• [WHAT YOU SHOULD DO] Below is some material; set it all down exactly, apart from the pictures.

--- Start of STORED DATA ---

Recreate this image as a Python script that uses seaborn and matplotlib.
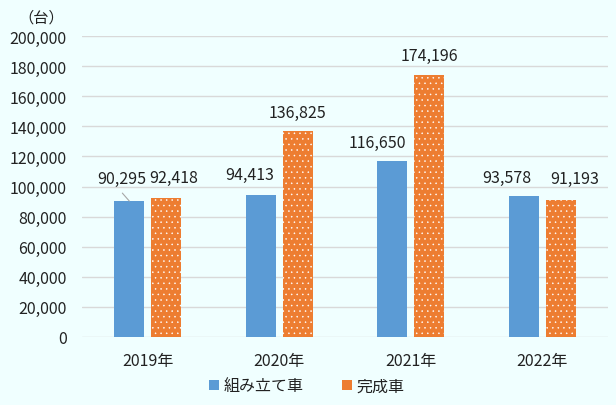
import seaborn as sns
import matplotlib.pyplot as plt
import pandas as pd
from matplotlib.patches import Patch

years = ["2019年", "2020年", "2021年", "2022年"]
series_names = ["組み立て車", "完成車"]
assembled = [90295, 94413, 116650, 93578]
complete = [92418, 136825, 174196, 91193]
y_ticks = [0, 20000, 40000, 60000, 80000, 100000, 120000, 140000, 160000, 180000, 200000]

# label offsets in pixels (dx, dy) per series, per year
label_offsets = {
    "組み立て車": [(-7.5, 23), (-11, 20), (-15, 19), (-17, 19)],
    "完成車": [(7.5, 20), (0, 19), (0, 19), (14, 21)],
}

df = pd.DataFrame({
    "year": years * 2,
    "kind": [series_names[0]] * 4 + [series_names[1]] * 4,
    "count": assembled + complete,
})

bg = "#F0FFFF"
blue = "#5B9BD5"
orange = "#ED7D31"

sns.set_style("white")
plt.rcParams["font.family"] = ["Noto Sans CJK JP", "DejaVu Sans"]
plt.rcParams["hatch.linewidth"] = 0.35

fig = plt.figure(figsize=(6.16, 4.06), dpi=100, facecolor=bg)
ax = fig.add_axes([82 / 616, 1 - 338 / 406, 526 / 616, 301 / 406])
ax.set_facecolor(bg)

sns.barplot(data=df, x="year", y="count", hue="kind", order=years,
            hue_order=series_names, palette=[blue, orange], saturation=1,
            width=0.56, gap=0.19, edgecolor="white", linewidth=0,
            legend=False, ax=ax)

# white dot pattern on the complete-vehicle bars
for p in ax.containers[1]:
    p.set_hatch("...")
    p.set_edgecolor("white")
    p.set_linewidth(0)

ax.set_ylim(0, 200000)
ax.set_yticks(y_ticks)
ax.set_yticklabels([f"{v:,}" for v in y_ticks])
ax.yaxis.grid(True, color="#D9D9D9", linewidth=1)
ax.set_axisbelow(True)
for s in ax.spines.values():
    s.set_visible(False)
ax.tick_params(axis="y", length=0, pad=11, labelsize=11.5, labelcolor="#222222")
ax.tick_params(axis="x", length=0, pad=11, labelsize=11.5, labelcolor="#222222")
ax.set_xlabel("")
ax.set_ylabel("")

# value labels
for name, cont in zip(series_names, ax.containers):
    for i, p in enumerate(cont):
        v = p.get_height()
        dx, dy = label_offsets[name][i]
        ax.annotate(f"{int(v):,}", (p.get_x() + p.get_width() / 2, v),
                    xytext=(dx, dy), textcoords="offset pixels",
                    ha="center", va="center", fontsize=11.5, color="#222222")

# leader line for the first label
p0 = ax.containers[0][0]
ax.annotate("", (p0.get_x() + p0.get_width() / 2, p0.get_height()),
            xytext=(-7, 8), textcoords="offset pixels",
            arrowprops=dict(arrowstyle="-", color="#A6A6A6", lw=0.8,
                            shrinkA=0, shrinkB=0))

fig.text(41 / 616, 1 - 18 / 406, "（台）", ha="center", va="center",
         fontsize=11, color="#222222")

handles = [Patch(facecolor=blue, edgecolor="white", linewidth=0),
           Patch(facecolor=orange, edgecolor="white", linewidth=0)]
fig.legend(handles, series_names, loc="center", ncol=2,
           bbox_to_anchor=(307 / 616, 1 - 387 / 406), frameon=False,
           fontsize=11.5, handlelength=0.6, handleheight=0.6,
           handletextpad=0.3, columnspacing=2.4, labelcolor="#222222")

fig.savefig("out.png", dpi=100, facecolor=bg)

--- End of STORED DATA ---

• [RESULT BELOW]
Recreate this image as a Python script that uses seaborn and matplotlib.
import seaborn as sns
import matplotlib.pyplot as plt
import pandas as pd
from matplotlib.patches import Patch

years = ["2019年", "2020年", "2021年", "2022年"]
series_names = ["組み立て車", "完成車"]
assembled = [90295, 94413, 116650, 93578]
complete = [92418, 136825, 174196, 91193]
y_ticks = [0, 20000, 40000, 60000, 80000, 100000, 120000, 140000, 160000, 180000, 200000]

# label offsets in pixels (dx, dy) per series, per year
label_offsets = {
    "組み立て車": [(-7.5, 23), (-11, 20), (-15, 19), (-17, 19)],
    "完成車": [(7.5, 20), (0, 19), (0, 19), (14, 21)],
}

df = pd.DataFrame({
    "year": years * 2,
    "kind": [series_names[0]] * 4 + [series_names[1]] * 4,
    "count": assembled + complete,
})

bg = "#F0FFFF"
blue = "#5B9BD5"
orange = "#ED7D31"

sns.set_style("white")
plt.rcParams["font.family"] = ["Noto Sans CJK JP", "DejaVu Sans"]
plt.rcParams["hatch.linewidth"] = 0.35

fig = plt.figure(figsize=(6.16, 4.06), dpi=100, facecolor=bg)
ax = fig.add_axes([82 / 616, 1 - 338 / 406, 526 / 616, 301 / 406])
ax.set_facecolor(bg)

sns.barplot(data=df, x="year", y="count", hue="kind", order=years,
            hue_order=series_names, palette=[blue, orange], saturation=1,
            width=0.56, gap=0.19, edgecolor="white", linewidth=0,
            legend=False, ax=ax)

# white dot pattern on the complete-vehicle bars
for p in ax.containers[1]:
    p.set_hatch("...")
    p.set_edgecolor("white")
    p.set_linewidth(0)

ax.set_ylim(0, 200000)
ax.set_yticks(y_ticks)
ax.set_yticklabels([f"{v:,}" for v in y_ticks])
ax.yaxis.grid(True, color="#D9D9D9", linewidth=1)
ax.set_axisbelow(True)
for s in ax.spines.values():
    s.set_visible(False)
ax.tick_params(axis="y", length=0, pad=11, labelsize=11.5, labelcolor="#222222")
ax.tick_params(axis="x", length=0, pad=11, labelsize=11.5, labelcolor="#222222")
ax.set_xlabel("")
ax.set_ylabel("")

# value labels
for name, cont in zip(series_names, ax.containers):
    for i, p in enumerate(cont):
        v = p.get_height()
        dx, dy = label_offsets[name][i]
        ax.annotate(f"{int(v):,}", (p.get_x() + p.get_width() / 2, v),
                    xytext=(dx, dy), textcoords="offset pixels",
                    ha="center", va="center", fontsize=11.5, color="#222222")

# leader line for the first label
p0 = ax.containers[0][0]
ax.annotate("", (p0.get_x() + p0.get_width() / 2, p0.get_height()),
            xytext=(-7, 8), textcoords="offset pixels",
            arrowprops=dict(arrowstyle="-", color="#A6A6A6", lw=0.8,
                            shrinkA=0, shrinkB=0))

fig.text(41 / 616, 1 - 18 / 406, "（台）", ha="center", va="center",
         fontsize=11, color="#222222")

handles = [Patch(facecolor=blue, edgecolor="white", linewidth=0),
           Patch(facecolor=orange, edgecolor="white", linewidth=0)]
fig.legend(handles, series_names, loc="center", ncol=2,
           bbox_to_anchor=(307 / 616, 1 - 387 / 406), frameon=False,
           fontsize=11.5, handlelength=0.6, handleheight=0.6,
           handletextpad=0.3, columnspacing=2.4, labelcolor="#222222")

fig.savefig("out.png", dpi=100, facecolor=bg)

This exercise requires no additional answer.